In this second appeal, Defendants simply add Wilson to the same arguments they
made in Irvin. That is not enough “to justify permitting [them] to relitigate issues
previously decided against [them].” Id.

       The law-of-the-case doctrine controls here because Defendants’ “second
motion for summary judgment presented the same legal issue that we resolved in
our first decision on an evidentiary record that is not . . . different from the record
that we considered originally.” See Maxfield, 487 F.3d at 1133. The legal issue in
Maxfield dealt with federal law. But the same reasoning applies here, where the
parties agree that the Iowa law we applied in Irvin, on the same record, has not
changed.
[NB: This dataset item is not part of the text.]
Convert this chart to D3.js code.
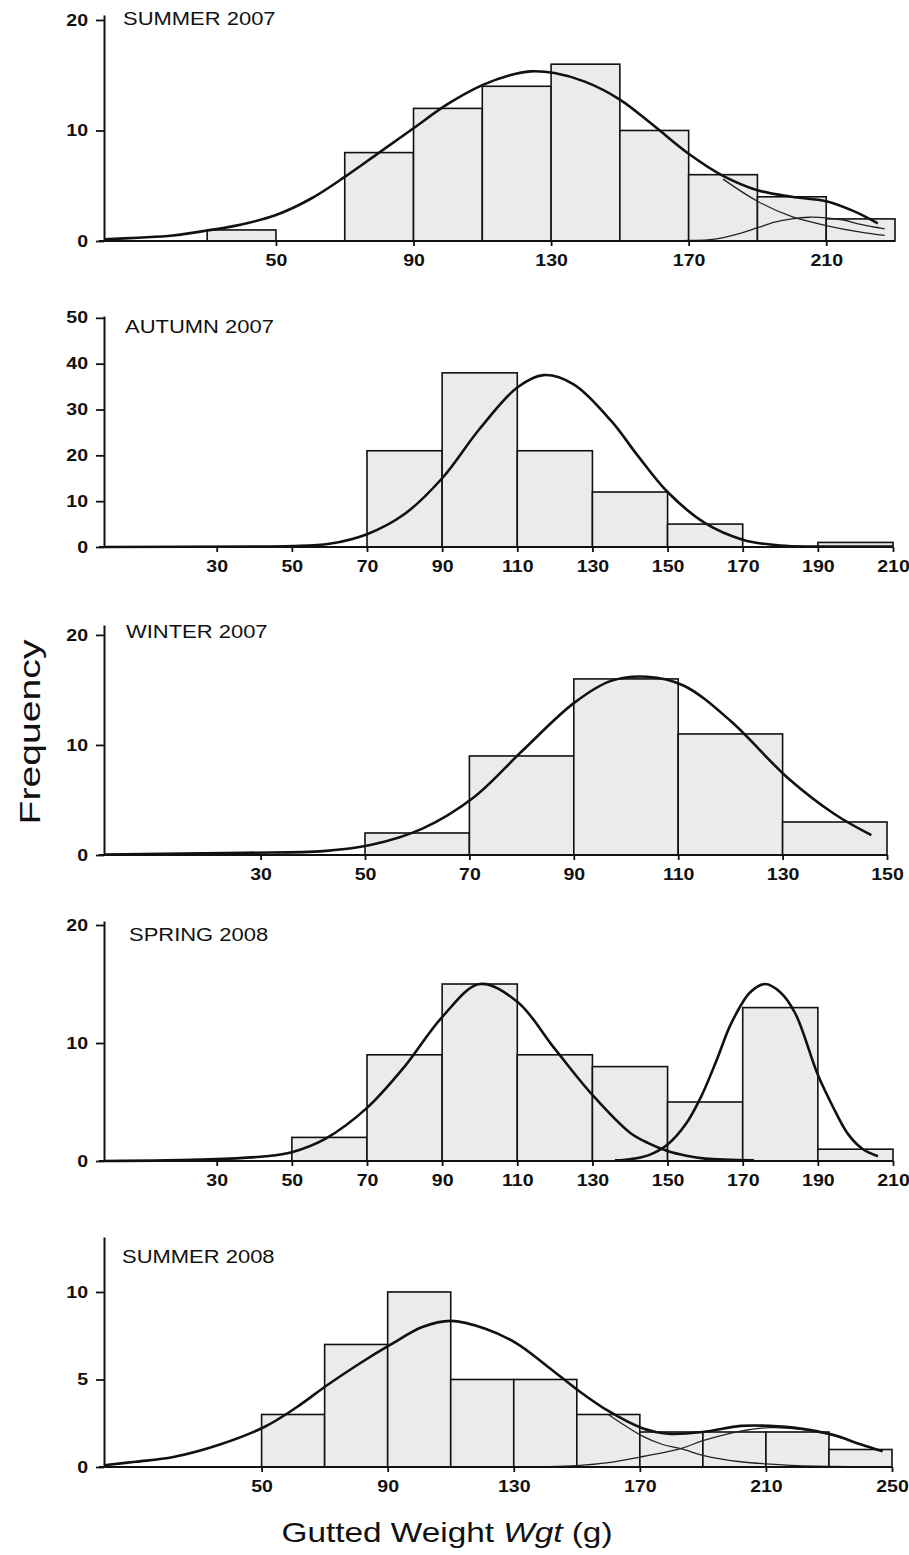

Defendants disagree with the analysis and outcome in Irvin, but their
disagreement is insufficient grounds for revisiting our prior panel’s decision. See
id. at 1135. And “one panel of this court has no authority to overrule an earlier
decision of another panel.” Id. Our prior decision, therefore, continues to govern
the legal issues presented in this appeal. See id. at 1134–35.

                                         III.

        We reverse the district court’s grant of summary judgment and remand for
further proceedings consistent with this opinion. We leave open for consideration
on remand—as we did in Irvin—whether statutory immunity applies to Bates’s
state law claims. See 20 F.4th at 1208.